Quote every line below exactly and skip any picture.
▬▬▬▬▬▬▬▬▬▬
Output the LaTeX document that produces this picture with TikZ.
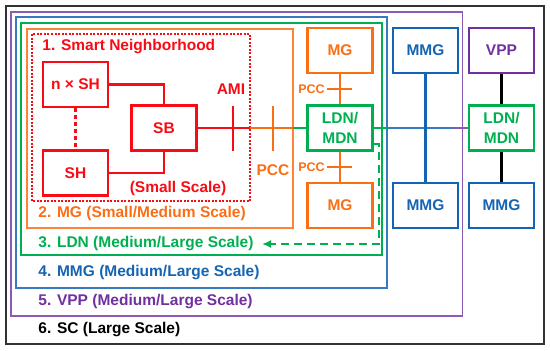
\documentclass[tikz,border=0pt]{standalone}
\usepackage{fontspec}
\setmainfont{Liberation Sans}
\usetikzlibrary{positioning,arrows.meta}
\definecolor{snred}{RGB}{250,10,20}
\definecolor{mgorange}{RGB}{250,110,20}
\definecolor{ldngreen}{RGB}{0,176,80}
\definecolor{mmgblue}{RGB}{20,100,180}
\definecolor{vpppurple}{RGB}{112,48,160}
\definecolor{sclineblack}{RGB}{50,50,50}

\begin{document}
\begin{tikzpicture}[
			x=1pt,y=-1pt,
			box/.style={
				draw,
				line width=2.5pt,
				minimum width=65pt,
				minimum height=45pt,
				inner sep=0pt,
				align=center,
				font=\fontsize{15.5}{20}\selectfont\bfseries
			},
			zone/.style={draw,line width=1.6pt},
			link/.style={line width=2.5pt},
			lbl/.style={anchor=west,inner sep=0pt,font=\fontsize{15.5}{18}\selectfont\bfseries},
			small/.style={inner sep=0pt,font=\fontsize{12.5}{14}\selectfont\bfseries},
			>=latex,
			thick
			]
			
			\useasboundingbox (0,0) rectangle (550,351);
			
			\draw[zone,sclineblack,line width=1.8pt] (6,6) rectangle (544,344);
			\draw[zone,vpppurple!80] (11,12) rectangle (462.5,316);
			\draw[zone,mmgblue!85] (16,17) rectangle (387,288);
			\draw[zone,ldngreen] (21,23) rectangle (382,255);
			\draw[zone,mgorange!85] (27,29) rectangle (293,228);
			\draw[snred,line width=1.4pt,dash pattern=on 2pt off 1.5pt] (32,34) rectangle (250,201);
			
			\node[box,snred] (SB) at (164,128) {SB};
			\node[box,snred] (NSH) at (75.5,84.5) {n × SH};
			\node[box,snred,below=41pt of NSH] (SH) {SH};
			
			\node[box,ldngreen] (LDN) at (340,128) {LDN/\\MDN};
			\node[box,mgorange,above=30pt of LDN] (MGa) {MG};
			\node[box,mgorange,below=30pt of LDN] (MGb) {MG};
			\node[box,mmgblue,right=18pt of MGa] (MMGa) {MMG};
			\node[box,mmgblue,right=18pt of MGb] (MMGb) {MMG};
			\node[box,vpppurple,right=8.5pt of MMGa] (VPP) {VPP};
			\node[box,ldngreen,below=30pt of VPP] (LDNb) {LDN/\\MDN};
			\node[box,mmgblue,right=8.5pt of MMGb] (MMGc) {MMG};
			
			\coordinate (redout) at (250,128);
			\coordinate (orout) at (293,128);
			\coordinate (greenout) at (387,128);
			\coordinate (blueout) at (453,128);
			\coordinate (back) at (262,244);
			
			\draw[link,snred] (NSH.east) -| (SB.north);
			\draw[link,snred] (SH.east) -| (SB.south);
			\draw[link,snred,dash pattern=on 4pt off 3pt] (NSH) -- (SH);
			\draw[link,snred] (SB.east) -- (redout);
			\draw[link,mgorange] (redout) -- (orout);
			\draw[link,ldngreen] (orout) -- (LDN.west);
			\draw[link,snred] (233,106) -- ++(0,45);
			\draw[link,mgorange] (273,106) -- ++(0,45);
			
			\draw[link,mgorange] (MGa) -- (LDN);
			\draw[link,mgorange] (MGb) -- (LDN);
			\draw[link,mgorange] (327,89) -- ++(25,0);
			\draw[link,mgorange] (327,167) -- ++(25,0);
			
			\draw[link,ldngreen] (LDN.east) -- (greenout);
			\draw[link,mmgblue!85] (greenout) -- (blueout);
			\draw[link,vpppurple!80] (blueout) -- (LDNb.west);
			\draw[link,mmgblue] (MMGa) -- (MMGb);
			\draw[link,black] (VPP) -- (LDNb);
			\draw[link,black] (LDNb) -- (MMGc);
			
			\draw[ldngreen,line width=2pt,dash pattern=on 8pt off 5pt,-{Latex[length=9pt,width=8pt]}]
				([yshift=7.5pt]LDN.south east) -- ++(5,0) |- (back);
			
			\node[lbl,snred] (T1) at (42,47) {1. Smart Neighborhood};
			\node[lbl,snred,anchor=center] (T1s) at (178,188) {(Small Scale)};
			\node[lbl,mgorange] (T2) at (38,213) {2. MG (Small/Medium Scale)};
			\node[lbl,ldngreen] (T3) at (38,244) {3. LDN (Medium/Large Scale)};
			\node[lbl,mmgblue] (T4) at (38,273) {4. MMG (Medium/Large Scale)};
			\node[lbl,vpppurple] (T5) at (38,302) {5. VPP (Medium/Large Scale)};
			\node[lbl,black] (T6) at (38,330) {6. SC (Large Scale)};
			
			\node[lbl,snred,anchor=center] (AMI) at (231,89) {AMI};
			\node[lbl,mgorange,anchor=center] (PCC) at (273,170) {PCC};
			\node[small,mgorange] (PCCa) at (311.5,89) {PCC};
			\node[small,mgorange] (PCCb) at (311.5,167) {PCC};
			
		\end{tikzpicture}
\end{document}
▬▬▬▬▬▬▬▬▬▬
▶ **Task answer**:
Output the LaTeX document that produces this picture with TikZ.
\documentclass[tikz,border=0pt]{standalone}
\usepackage{fontspec}
\setmainfont{Liberation Sans}
\usetikzlibrary{positioning,arrows.meta}
\definecolor{snred}{RGB}{250,10,20}
\definecolor{mgorange}{RGB}{250,110,20}
\definecolor{ldngreen}{RGB}{0,176,80}
\definecolor{mmgblue}{RGB}{20,100,180}
\definecolor{vpppurple}{RGB}{112,48,160}
\definecolor{sclineblack}{RGB}{50,50,50}

\begin{document}
\begin{tikzpicture}[
			x=1pt,y=-1pt,
			box/.style={
				draw,
				line width=2.5pt,
				minimum width=65pt,
				minimum height=45pt,
				inner sep=0pt,
				align=center,
				font=\fontsize{15.5}{20}\selectfont\bfseries
			},
			zone/.style={draw,line width=1.6pt},
			link/.style={line width=2.5pt},
			lbl/.style={anchor=west,inner sep=0pt,font=\fontsize{15.5}{18}\selectfont\bfseries},
			small/.style={inner sep=0pt,font=\fontsize{12.5}{14}\selectfont\bfseries},
			>=latex,
			thick
			]
			
			\useasboundingbox (0,0) rectangle (550,351);
			
			\draw[zone,sclineblack,line width=1.8pt] (6,6) rectangle (544,344);
			\draw[zone,vpppurple!80] (11,12) rectangle (462.5,316);
			\draw[zone,mmgblue!85] (16,17) rectangle (387,288);
			\draw[zone,ldngreen] (21,23) rectangle (382,255);
			\draw[zone,mgorange!85] (27,29) rectangle (293,228);
			\draw[snred,line width=1.4pt,dash pattern=on 2pt off 1.5pt] (32,34) rectangle (250,201);
			
			\node[box,snred] (SB) at (164,128) {SB};
			\node[box,snred] (NSH) at (75.5,84.5) {n × SH};
			\node[box,snred,below=41pt of NSH] (SH) {SH};
			
			\node[box,ldngreen] (LDN) at (340,128) {LDN/\\MDN};
			\node[box,mgorange,above=30pt of LDN] (MGa) {MG};
			\node[box,mgorange,below=30pt of LDN] (MGb) {MG};
			\node[box,mmgblue,right=18pt of MGa] (MMGa) {MMG};
			\node[box,mmgblue,right=18pt of MGb] (MMGb) {MMG};
			\node[box,vpppurple,right=8.5pt of MMGa] (VPP) {VPP};
			\node[box,ldngreen,below=30pt of VPP] (LDNb) {LDN/\\MDN};
			\node[box,mmgblue,right=8.5pt of MMGb] (MMGc) {MMG};
			
			\coordinate (redout) at (250,128);
			\coordinate (orout) at (293,128);
			\coordinate (greenout) at (387,128);
			\coordinate (blueout) at (453,128);
			\coordinate (back) at (262,244);
			
			\draw[link,snred] (NSH.east) -| (SB.north);
			\draw[link,snred] (SH.east) -| (SB.south);
			\draw[link,snred,dash pattern=on 4pt off 3pt] (NSH) -- (SH);
			\draw[link,snred] (SB.east) -- (redout);
			\draw[link,mgorange] (redout) -- (orout);
			\draw[link,ldngreen] (orout) -- (LDN.west);
			\draw[link,snred] (233,106) -- ++(0,45);
			\draw[link,mgorange] (273,106) -- ++(0,45);
			
			\draw[link,mgorange] (MGa) -- (LDN);
			\draw[link,mgorange] (MGb) -- (LDN);
			\draw[link,mgorange] (327,89) -- ++(25,0);
			\draw[link,mgorange] (327,167) -- ++(25,0);
			
			\draw[link,ldngreen] (LDN.east) -- (greenout);
			\draw[link,mmgblue!85] (greenout) -- (blueout);
			\draw[link,vpppurple!80] (blueout) -- (LDNb.west);
			\draw[link,mmgblue] (MMGa) -- (MMGb);
			\draw[link,black] (VPP) -- (LDNb);
			\draw[link,black] (LDNb) -- (MMGc);
			
			\draw[ldngreen,line width=2pt,dash pattern=on 8pt off 5pt,-{Latex[length=9pt,width=8pt]}]
				([yshift=7.5pt]LDN.south east) -- ++(5,0) |- (back);
			
			\node[lbl,snred] (T1) at (42,47) {1. Smart Neighborhood};
			\node[lbl,snred,anchor=center] (T1s) at (178,188) {(Small Scale)};
			\node[lbl,mgorange] (T2) at (38,213) {2. MG (Small/Medium Scale)};
			\node[lbl,ldngreen] (T3) at (38,244) {3. LDN (Medium/Large Scale)};
			\node[lbl,mmgblue] (T4) at (38,273) {4. MMG (Medium/Large Scale)};
			\node[lbl,vpppurple] (T5) at (38,302) {5. VPP (Medium/Large Scale)};
			\node[lbl,black] (T6) at (38,330) {6. SC (Large Scale)};
			
			\node[lbl,snred,anchor=center] (AMI) at (231,89) {AMI};
			\node[lbl,mgorange,anchor=center] (PCC) at (273,170) {PCC};
			\node[small,mgorange] (PCCa) at (311.5,89) {PCC};
			\node[small,mgorange] (PCCb) at (311.5,167) {PCC};
			
		\end{tikzpicture}
\end{document}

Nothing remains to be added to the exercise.